Material ->
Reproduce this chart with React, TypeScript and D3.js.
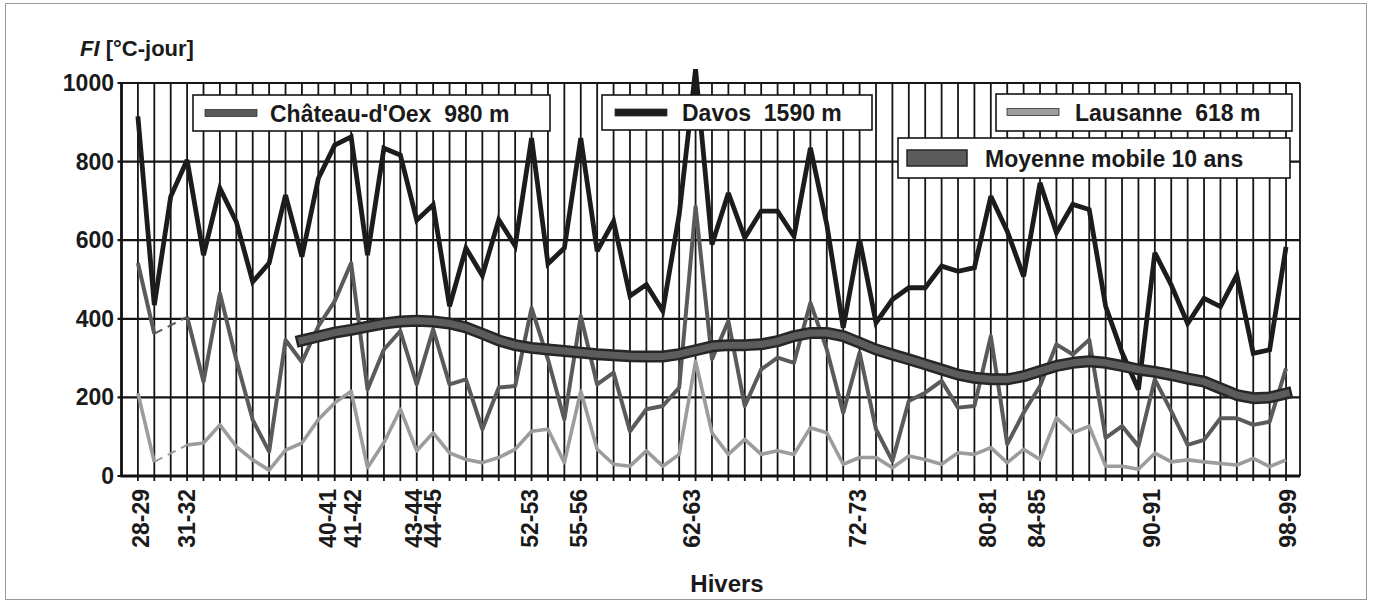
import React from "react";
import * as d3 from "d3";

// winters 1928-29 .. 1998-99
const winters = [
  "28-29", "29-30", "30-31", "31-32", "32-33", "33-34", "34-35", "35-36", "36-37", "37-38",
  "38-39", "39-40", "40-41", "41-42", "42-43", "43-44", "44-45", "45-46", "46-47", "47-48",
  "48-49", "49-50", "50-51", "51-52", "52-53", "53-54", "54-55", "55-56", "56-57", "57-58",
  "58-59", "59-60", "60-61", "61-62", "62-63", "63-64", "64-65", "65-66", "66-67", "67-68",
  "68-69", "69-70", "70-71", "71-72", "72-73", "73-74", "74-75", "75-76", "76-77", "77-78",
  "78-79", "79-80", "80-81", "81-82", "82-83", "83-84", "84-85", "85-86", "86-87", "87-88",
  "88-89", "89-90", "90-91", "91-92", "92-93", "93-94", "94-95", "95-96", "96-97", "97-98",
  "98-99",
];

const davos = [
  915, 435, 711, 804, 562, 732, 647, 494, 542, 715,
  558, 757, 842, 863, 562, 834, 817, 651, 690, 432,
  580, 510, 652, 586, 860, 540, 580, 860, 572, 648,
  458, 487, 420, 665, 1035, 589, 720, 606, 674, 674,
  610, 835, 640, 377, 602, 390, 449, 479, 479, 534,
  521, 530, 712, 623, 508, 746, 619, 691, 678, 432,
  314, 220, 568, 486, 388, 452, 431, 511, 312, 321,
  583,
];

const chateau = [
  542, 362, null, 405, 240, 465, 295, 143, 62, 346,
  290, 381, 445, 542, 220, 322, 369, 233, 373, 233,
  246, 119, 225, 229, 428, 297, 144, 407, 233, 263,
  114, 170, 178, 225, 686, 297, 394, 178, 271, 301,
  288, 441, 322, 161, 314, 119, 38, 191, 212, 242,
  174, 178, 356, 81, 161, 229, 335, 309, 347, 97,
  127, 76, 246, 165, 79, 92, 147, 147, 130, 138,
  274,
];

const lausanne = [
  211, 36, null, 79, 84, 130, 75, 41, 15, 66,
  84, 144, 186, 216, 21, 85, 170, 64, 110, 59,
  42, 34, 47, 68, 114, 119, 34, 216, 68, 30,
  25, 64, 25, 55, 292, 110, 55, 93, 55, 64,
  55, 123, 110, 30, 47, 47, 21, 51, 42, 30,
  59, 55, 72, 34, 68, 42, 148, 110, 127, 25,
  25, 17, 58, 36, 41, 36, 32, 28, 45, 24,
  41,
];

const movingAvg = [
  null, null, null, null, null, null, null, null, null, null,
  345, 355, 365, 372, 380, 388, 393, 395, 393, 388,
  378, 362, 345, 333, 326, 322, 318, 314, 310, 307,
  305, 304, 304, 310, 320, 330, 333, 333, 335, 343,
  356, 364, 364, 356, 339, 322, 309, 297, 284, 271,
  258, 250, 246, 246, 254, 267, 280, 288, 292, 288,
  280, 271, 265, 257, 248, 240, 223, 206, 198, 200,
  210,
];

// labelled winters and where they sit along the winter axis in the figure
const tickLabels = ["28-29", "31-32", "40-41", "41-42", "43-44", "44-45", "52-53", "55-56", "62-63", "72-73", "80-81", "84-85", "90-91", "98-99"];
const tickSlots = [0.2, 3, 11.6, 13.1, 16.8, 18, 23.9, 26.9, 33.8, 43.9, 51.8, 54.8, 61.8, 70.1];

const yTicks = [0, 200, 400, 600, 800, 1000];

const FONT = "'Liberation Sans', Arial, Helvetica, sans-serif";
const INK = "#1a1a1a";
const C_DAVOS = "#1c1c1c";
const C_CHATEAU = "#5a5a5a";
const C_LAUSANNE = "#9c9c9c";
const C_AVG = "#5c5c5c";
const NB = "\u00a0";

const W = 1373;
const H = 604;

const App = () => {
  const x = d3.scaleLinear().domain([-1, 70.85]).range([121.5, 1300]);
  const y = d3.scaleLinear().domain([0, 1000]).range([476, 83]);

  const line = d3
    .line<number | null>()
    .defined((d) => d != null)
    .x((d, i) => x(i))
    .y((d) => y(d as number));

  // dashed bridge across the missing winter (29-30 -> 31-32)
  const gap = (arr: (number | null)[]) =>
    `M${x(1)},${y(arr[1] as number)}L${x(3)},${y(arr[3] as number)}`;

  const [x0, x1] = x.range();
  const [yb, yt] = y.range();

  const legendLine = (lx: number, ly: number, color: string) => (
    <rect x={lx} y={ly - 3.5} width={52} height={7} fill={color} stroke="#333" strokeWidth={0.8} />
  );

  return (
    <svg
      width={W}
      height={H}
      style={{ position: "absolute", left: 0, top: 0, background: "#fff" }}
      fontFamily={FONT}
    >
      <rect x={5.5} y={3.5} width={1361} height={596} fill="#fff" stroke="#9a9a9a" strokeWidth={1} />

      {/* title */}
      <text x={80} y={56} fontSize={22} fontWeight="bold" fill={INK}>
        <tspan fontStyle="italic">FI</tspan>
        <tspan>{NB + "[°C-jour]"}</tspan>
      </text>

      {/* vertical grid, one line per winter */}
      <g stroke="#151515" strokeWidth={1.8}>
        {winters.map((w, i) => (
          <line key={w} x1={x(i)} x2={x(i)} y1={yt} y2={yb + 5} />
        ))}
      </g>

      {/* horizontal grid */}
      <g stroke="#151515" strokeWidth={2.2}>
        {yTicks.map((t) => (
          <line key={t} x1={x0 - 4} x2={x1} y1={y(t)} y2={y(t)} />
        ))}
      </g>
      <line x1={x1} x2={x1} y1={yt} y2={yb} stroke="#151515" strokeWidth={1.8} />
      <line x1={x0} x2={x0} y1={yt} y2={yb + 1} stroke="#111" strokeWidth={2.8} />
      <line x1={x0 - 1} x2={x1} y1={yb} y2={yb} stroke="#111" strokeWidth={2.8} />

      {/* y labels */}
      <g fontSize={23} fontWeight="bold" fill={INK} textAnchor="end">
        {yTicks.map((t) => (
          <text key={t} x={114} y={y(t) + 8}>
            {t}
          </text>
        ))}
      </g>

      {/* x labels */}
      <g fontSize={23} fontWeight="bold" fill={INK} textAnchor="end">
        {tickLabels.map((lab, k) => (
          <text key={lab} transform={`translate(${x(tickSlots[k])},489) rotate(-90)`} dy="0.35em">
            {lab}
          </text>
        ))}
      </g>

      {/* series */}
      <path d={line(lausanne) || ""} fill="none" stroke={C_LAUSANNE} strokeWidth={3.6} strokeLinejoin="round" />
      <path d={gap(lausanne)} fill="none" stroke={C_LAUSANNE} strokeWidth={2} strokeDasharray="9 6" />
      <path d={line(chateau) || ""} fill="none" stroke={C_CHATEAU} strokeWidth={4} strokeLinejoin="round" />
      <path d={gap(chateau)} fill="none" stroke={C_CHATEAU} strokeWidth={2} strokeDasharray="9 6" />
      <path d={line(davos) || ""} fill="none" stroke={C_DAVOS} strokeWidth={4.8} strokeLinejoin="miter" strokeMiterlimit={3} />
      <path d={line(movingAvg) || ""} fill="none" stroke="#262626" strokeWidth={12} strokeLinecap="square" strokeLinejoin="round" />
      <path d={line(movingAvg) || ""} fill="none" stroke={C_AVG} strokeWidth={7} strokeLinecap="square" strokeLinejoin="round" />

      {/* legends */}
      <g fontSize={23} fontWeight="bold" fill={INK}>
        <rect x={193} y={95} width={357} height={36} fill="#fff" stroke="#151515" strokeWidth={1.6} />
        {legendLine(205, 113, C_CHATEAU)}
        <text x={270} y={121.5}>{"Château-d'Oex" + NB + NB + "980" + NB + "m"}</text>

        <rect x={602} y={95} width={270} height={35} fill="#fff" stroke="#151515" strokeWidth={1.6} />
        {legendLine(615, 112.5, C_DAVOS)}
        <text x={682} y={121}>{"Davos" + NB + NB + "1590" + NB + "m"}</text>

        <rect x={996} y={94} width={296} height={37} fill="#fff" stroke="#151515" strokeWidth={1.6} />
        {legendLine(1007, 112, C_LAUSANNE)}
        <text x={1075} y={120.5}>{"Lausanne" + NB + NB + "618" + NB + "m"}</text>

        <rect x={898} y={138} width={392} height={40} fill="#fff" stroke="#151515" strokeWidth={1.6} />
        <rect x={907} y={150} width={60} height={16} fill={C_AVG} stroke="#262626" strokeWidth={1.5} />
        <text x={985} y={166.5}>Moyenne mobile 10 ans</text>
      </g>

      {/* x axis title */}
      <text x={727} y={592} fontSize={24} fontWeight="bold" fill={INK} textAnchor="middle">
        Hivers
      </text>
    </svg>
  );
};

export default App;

Task details -> Copy exactly the lines running from the beginning of the listing through the line that has "import * as". Drop the pictures.

Answer below ->
Reproduce this chart with React, TypeScript and D3.js.
import React from "react";
import * as d3 from "d3";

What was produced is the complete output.